• [PROBLEM]:
Restate exactly the lines that run from the start of the records below to the line containing "plt.rcParams['font.family'] = ['Liberation", counting both ends, and nothing else; pictures stay out.

+++++

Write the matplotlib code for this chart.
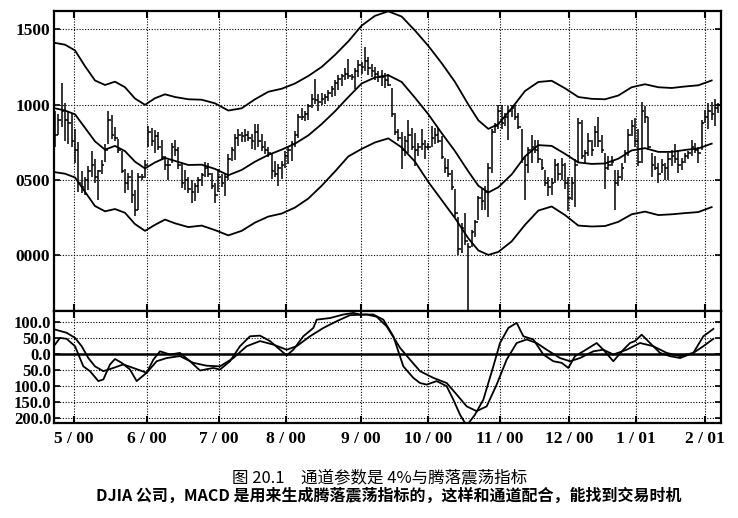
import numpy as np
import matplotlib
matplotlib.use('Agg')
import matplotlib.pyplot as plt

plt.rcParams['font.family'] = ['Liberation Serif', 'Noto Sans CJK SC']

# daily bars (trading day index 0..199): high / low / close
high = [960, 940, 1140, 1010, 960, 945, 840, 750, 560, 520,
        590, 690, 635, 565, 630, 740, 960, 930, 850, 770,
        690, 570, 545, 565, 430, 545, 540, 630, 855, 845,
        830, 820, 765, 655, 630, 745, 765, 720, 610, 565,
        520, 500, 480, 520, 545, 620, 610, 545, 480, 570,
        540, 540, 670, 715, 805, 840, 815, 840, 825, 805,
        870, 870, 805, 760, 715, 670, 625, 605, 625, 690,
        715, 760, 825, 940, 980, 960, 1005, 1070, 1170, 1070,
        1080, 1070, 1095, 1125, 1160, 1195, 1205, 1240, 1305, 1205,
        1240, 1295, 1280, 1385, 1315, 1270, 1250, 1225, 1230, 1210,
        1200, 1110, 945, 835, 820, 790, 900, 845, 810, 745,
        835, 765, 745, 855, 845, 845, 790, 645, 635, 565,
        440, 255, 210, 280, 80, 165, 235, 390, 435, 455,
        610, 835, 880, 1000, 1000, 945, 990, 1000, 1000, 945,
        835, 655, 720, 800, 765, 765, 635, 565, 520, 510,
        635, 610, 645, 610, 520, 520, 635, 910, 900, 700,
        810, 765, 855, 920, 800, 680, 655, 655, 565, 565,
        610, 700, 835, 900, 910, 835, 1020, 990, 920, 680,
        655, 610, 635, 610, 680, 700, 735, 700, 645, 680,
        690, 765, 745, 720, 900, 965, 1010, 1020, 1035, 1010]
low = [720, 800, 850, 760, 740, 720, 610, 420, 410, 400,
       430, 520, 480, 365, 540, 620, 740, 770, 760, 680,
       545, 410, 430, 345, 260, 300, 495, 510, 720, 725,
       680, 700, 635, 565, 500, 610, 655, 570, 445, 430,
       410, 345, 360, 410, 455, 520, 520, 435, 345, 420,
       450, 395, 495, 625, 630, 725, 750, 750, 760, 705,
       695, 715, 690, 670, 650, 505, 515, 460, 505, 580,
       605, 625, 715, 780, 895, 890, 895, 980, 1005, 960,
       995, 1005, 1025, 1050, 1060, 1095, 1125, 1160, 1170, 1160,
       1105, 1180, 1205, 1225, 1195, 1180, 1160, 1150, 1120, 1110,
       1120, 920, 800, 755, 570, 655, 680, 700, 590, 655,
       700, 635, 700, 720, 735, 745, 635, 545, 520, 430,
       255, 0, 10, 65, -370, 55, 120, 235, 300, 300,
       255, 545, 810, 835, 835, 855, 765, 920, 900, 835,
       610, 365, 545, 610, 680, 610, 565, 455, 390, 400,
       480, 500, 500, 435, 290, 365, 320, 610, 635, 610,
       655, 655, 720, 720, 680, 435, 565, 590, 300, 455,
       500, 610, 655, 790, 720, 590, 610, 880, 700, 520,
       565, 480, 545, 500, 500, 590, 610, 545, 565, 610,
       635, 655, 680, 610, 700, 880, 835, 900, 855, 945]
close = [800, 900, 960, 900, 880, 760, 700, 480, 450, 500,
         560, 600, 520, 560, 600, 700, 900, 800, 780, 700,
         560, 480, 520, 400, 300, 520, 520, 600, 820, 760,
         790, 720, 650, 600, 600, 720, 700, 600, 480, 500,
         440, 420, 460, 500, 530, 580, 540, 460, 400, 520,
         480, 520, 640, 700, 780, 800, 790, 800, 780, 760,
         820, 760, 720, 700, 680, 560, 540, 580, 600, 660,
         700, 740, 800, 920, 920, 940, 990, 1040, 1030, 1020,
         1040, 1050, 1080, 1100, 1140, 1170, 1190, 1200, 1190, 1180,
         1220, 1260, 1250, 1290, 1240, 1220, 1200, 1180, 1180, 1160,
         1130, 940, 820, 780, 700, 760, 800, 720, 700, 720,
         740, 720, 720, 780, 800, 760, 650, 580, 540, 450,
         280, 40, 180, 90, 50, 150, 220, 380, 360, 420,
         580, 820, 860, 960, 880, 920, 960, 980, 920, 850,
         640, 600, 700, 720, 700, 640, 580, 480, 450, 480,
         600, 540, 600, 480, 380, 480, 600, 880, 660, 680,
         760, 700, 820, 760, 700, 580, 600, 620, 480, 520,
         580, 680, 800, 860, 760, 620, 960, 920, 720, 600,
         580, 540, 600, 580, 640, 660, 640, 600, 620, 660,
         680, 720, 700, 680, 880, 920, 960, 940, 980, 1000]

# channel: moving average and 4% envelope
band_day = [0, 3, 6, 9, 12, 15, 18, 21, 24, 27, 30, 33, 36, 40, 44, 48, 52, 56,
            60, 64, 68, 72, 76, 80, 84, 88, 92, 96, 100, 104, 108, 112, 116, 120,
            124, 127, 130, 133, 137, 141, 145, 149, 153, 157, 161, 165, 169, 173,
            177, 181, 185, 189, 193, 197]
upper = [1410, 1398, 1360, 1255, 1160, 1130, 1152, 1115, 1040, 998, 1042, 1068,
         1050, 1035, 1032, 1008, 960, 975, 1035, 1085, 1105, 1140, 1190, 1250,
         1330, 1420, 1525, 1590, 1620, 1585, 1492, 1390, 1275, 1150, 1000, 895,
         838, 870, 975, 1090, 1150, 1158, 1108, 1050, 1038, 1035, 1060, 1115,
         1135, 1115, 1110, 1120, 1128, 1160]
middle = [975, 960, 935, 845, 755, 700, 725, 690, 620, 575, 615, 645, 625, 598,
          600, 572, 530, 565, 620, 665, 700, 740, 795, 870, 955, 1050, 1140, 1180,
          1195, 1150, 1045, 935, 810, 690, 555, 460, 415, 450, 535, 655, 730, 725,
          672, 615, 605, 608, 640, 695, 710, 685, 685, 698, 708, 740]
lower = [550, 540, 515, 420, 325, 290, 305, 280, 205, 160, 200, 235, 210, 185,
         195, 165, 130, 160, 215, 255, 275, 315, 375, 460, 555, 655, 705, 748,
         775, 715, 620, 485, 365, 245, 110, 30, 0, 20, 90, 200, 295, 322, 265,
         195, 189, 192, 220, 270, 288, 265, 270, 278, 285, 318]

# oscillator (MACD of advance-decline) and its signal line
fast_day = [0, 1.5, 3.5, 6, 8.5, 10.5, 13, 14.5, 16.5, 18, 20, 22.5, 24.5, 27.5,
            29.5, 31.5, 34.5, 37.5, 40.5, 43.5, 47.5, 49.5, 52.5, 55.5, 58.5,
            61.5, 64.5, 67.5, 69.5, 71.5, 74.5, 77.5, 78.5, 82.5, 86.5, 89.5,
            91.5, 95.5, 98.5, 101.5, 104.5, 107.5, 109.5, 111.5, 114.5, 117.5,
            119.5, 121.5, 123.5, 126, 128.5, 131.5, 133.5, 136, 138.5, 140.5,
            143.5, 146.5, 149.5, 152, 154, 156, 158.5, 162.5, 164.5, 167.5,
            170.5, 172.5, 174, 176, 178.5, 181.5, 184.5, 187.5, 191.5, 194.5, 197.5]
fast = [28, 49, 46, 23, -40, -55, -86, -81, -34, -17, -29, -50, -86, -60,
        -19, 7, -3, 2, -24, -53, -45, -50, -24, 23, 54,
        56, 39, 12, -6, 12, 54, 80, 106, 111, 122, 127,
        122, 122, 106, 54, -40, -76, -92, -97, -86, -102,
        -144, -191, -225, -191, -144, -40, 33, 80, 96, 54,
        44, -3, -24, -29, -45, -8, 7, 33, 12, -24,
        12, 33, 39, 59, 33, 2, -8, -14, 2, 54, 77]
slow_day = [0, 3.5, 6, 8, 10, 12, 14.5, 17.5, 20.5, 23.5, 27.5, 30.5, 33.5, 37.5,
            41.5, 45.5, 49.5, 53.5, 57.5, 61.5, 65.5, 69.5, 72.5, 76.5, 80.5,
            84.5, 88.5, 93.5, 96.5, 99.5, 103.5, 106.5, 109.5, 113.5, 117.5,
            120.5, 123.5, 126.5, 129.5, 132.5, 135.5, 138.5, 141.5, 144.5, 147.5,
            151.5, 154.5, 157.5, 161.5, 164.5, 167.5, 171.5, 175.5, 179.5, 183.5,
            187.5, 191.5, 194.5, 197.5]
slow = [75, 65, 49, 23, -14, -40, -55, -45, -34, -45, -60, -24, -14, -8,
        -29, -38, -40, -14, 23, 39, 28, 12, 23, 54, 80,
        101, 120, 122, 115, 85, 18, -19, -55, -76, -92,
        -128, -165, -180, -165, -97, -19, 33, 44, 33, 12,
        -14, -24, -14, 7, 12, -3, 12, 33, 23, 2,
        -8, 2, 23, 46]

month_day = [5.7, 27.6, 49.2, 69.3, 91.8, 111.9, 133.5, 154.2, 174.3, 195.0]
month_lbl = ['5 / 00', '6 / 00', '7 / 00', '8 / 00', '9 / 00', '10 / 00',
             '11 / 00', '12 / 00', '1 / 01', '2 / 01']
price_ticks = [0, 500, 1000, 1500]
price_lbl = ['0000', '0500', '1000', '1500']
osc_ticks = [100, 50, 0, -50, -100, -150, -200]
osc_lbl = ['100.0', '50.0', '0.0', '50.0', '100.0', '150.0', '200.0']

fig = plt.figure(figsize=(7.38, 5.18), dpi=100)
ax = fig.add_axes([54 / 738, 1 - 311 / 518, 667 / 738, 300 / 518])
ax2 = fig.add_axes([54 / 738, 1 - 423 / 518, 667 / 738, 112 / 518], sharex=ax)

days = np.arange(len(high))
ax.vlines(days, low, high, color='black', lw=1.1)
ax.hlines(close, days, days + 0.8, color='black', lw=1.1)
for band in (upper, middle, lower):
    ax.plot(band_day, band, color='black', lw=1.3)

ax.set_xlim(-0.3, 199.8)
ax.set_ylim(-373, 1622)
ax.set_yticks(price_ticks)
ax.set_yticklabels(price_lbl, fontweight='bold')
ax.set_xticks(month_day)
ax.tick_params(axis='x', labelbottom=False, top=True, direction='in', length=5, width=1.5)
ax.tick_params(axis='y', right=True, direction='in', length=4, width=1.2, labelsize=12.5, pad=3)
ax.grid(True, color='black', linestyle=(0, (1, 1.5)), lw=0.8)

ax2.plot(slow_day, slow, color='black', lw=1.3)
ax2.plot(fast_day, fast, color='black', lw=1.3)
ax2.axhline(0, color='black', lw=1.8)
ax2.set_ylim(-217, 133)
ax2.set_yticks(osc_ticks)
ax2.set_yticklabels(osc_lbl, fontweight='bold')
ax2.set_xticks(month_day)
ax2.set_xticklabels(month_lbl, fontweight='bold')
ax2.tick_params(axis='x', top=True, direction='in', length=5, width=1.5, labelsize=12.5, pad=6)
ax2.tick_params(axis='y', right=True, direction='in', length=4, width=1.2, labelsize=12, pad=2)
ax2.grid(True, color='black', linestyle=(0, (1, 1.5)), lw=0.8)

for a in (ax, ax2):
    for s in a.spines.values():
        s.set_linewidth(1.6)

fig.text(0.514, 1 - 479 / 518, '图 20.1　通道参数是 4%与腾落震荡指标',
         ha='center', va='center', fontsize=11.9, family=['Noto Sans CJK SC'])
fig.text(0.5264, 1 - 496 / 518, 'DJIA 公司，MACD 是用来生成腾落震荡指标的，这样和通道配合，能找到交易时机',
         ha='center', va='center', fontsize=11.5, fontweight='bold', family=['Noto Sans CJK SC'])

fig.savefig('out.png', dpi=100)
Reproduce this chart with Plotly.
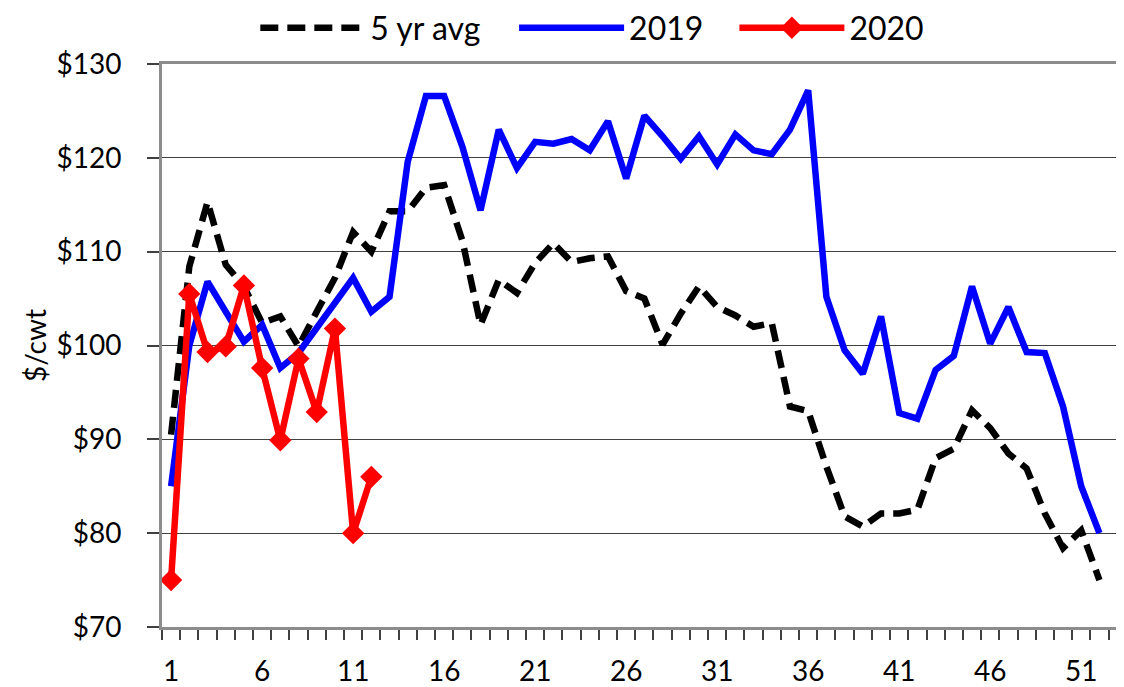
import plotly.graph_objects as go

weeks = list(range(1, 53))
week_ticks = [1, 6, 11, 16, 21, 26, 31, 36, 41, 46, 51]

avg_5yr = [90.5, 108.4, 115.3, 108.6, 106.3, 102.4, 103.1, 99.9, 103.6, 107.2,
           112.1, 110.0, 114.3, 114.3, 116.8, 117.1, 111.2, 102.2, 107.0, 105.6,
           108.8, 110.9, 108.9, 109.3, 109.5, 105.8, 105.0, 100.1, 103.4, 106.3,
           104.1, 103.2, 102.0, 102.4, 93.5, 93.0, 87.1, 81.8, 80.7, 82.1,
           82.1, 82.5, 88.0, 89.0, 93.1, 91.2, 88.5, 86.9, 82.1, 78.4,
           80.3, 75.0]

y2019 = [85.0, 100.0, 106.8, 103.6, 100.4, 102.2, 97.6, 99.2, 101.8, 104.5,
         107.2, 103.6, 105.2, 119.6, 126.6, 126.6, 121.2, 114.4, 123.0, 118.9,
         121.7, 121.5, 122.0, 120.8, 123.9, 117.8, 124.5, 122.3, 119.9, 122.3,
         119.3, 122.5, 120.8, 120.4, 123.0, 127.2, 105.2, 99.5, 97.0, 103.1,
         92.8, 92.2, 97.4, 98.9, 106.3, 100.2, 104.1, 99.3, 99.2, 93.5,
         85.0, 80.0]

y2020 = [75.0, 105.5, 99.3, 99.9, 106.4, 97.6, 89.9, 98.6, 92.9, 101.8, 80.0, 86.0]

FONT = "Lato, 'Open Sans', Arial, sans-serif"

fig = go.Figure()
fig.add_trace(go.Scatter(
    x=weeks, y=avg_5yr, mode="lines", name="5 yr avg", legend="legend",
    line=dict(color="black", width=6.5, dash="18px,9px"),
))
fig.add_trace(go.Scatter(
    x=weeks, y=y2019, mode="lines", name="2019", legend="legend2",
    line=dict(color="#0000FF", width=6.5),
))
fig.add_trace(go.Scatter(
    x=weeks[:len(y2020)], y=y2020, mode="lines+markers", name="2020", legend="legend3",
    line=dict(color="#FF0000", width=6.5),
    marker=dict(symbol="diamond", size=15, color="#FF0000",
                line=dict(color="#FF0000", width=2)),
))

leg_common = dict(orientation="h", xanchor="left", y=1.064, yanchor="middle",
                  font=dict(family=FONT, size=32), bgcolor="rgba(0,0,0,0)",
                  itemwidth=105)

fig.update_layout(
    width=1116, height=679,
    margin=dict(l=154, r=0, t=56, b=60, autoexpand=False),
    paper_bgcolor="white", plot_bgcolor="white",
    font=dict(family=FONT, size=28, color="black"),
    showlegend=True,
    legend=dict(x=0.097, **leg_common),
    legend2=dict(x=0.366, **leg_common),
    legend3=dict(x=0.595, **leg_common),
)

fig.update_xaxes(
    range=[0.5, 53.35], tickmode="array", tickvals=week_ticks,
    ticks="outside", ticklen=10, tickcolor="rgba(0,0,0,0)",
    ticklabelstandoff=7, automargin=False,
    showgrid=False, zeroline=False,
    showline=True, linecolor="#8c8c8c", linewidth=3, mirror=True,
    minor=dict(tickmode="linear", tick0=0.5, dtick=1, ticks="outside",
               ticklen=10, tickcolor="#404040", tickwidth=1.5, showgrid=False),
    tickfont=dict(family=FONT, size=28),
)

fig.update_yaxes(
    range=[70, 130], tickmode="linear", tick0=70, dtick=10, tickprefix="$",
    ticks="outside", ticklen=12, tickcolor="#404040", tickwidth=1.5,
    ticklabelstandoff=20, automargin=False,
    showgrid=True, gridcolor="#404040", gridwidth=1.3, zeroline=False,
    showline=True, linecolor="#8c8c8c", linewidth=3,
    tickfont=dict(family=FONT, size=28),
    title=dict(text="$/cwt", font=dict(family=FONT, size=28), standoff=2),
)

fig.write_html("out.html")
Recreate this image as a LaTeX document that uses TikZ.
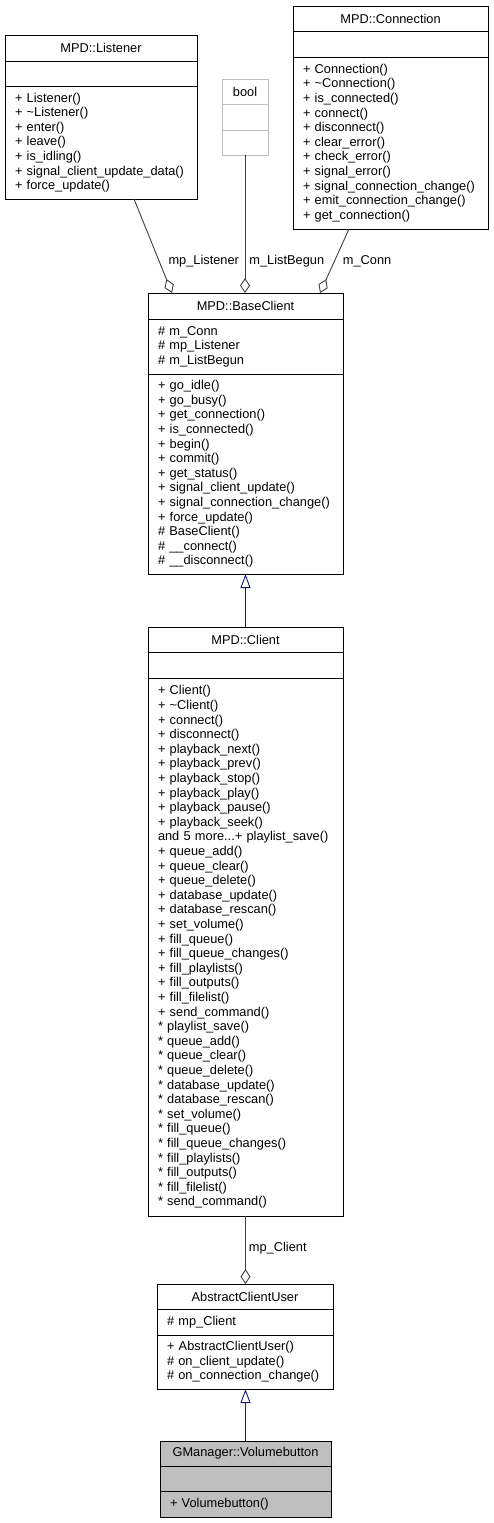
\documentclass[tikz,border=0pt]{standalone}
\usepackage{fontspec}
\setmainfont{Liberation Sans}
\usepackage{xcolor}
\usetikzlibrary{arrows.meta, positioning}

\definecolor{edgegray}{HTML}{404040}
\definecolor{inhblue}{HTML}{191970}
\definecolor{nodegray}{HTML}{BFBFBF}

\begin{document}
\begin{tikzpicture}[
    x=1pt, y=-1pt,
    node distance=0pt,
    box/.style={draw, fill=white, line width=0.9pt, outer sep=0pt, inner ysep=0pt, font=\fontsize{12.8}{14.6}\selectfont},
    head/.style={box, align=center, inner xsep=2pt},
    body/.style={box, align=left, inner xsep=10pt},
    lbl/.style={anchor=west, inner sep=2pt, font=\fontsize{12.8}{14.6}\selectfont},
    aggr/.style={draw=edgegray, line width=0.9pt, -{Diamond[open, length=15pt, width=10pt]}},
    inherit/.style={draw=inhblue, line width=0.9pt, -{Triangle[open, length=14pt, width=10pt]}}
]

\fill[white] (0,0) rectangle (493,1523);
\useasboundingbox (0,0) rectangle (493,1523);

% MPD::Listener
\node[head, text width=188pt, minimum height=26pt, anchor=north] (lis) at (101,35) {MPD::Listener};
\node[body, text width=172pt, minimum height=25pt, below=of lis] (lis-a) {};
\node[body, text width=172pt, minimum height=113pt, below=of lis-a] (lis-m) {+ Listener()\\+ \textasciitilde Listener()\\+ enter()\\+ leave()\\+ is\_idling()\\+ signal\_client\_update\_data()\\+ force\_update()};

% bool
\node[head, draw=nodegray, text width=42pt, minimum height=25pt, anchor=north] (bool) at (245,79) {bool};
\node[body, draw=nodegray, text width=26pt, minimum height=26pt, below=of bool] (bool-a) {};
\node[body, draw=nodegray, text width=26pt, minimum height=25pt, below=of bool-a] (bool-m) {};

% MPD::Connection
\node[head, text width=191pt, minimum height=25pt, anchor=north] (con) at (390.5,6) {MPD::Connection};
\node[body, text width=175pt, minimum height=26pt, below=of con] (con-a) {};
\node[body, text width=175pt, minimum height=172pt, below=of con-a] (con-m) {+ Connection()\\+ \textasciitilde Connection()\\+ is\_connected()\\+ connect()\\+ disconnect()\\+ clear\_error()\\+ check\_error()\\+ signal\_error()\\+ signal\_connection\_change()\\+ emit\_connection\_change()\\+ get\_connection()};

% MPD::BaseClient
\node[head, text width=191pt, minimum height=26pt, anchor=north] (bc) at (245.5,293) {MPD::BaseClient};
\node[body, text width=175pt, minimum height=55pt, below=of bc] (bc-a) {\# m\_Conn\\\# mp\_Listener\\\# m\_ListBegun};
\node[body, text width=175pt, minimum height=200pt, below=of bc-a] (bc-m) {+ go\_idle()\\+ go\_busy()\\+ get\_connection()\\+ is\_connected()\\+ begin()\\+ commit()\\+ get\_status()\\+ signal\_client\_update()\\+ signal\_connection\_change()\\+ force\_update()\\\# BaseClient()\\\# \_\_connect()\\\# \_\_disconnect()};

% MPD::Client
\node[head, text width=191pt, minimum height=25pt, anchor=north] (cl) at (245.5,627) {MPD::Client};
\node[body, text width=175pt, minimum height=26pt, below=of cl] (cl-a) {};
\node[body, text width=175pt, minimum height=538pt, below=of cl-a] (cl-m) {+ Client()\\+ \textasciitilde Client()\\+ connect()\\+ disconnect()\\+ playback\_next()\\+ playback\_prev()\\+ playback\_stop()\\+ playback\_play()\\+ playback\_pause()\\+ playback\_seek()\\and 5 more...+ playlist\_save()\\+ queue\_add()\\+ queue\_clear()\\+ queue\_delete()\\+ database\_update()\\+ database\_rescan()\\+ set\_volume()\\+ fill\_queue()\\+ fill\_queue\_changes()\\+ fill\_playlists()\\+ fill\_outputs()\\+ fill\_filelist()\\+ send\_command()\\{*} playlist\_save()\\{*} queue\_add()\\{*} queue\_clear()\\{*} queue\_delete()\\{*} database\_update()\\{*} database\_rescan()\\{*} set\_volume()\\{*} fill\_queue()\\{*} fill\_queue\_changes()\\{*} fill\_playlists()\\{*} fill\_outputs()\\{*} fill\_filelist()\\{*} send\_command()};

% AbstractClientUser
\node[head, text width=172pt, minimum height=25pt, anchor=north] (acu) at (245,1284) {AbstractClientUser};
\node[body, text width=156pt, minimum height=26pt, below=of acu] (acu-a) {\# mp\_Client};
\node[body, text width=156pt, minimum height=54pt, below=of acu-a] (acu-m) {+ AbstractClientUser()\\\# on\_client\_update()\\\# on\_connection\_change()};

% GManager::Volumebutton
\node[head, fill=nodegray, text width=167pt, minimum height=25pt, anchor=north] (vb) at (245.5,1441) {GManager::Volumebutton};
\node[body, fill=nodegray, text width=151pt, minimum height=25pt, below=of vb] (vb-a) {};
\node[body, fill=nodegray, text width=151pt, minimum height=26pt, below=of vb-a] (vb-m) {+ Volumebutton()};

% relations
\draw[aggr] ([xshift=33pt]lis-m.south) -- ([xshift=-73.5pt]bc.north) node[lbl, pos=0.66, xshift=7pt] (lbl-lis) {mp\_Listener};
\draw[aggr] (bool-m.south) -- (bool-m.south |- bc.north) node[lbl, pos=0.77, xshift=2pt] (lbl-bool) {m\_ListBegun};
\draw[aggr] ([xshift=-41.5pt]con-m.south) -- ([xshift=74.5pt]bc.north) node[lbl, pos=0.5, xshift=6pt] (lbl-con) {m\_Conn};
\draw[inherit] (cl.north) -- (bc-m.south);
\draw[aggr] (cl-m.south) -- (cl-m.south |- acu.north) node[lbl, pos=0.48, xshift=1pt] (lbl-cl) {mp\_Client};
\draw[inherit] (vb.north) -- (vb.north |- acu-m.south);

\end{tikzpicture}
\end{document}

+++++

• [OUTPUT]:
Write the matplotlib code for this chart.
import numpy as np
import matplotlib
matplotlib.use('Agg')
import matplotlib.pyplot as plt

plt.rcParams['font.family'] = ['Liberation Serif', 'Noto Sans CJK SC']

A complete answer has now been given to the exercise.